**Job**
Print exactly the lines below between the line containing "Clone this chart in Plotly." and the line containing "import plotly.graph_objects as go", counting both of those lines. Leave pictures out.

**Input for this task**
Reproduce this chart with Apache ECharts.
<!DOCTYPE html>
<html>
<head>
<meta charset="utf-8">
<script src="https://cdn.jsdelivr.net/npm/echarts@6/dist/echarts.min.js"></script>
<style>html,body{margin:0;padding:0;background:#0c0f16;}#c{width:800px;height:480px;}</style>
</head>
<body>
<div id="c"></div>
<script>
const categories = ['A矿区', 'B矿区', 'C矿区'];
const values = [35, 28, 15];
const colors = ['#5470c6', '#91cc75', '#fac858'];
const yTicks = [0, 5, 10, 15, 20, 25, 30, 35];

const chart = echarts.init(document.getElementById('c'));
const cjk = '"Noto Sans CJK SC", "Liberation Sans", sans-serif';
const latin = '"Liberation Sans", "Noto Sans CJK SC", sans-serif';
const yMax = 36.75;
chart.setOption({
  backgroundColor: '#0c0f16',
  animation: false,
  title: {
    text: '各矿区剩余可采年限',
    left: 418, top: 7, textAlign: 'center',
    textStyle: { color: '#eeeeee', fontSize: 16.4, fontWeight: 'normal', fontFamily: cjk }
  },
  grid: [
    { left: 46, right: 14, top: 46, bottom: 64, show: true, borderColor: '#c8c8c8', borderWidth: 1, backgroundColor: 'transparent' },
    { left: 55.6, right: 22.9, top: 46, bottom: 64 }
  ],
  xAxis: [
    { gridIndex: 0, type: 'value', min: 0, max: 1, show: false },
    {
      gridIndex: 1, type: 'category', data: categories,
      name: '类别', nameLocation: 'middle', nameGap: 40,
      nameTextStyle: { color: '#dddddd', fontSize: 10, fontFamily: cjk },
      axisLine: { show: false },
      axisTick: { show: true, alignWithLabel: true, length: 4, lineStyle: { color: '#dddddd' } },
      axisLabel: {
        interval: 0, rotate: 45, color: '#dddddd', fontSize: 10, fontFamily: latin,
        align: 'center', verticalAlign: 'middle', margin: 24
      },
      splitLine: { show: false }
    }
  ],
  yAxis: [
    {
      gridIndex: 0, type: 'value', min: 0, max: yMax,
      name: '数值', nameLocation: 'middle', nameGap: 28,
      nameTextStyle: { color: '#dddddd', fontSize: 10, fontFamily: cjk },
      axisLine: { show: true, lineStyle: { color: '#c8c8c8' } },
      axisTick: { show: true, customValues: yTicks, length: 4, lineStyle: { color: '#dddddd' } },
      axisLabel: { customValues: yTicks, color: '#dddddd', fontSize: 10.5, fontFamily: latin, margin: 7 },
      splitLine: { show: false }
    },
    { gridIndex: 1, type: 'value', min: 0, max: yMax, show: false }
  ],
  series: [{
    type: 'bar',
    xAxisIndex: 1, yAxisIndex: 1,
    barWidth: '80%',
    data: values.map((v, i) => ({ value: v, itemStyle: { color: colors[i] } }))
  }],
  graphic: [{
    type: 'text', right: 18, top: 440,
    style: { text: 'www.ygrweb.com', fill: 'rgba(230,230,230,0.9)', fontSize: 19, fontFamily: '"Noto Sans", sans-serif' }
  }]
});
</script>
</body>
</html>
--
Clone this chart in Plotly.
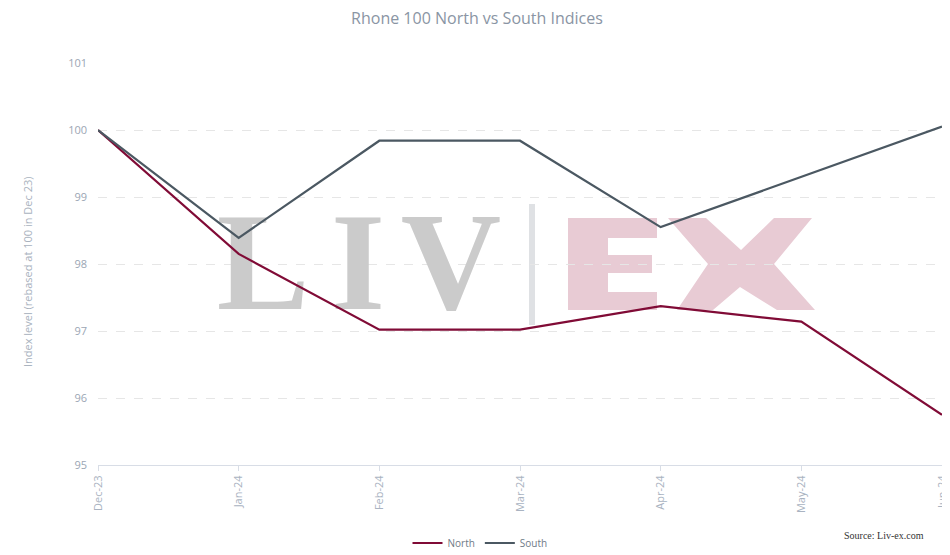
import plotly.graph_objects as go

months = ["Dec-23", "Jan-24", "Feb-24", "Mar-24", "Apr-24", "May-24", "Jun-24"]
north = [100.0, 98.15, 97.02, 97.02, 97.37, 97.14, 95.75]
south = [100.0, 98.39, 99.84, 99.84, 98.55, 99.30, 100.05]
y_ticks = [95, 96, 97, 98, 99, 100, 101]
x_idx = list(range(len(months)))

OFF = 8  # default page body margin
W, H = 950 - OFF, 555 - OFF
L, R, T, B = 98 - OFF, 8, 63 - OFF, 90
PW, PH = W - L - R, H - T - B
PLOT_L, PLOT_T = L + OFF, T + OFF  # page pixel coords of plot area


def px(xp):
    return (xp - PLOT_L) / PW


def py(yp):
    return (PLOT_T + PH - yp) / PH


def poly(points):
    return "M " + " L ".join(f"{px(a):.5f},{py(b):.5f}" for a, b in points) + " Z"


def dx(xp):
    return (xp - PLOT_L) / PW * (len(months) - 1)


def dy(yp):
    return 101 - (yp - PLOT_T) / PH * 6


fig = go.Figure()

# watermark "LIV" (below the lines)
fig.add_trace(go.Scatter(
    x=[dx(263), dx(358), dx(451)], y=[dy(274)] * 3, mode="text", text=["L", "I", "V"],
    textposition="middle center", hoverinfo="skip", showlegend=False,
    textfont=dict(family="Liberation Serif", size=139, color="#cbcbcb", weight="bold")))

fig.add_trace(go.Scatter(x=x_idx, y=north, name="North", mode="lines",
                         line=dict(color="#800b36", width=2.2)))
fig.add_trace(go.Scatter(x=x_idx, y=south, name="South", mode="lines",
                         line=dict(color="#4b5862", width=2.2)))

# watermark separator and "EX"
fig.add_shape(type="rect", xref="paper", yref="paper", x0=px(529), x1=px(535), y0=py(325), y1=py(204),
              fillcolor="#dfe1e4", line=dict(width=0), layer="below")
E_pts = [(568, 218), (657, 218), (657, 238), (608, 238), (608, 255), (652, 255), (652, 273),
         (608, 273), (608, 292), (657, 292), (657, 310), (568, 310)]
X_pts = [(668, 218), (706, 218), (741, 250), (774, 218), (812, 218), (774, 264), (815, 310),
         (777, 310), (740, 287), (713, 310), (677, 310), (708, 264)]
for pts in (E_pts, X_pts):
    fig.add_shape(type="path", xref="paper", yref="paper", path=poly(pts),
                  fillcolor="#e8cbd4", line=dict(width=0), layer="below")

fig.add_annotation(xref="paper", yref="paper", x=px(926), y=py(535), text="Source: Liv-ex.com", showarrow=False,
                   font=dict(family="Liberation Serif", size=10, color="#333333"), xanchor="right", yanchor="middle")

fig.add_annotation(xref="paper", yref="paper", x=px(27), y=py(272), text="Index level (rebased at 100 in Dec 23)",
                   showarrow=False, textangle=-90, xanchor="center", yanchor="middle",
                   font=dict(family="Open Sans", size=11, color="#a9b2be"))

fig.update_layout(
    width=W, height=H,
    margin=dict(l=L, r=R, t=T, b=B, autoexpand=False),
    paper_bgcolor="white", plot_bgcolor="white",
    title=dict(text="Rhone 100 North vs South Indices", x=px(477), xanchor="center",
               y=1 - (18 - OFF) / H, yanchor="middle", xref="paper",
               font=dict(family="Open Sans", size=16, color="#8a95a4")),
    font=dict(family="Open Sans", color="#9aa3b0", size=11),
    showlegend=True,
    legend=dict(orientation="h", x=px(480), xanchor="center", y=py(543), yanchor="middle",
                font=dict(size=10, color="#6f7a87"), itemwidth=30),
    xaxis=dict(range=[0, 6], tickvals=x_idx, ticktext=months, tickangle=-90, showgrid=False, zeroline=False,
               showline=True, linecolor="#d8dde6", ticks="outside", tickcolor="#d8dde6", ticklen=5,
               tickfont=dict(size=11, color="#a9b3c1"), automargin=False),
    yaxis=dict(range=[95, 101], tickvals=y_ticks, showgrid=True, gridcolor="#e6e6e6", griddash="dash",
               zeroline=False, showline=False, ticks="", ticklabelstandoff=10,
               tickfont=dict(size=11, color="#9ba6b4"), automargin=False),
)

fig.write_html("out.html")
---
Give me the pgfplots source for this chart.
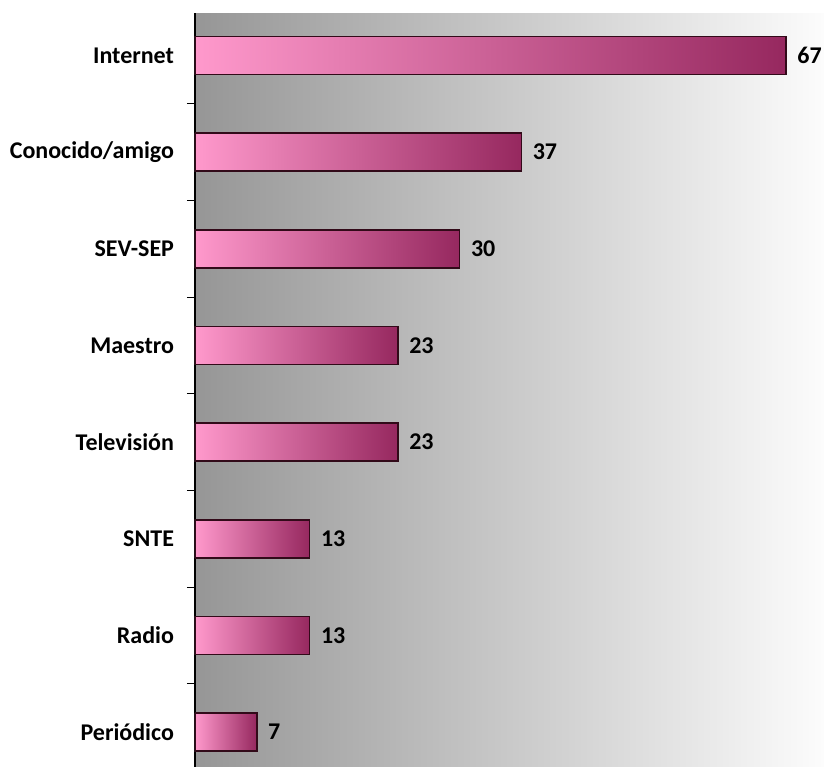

**Exercise response**
Clone this chart in Plotly.
import plotly.graph_objects as go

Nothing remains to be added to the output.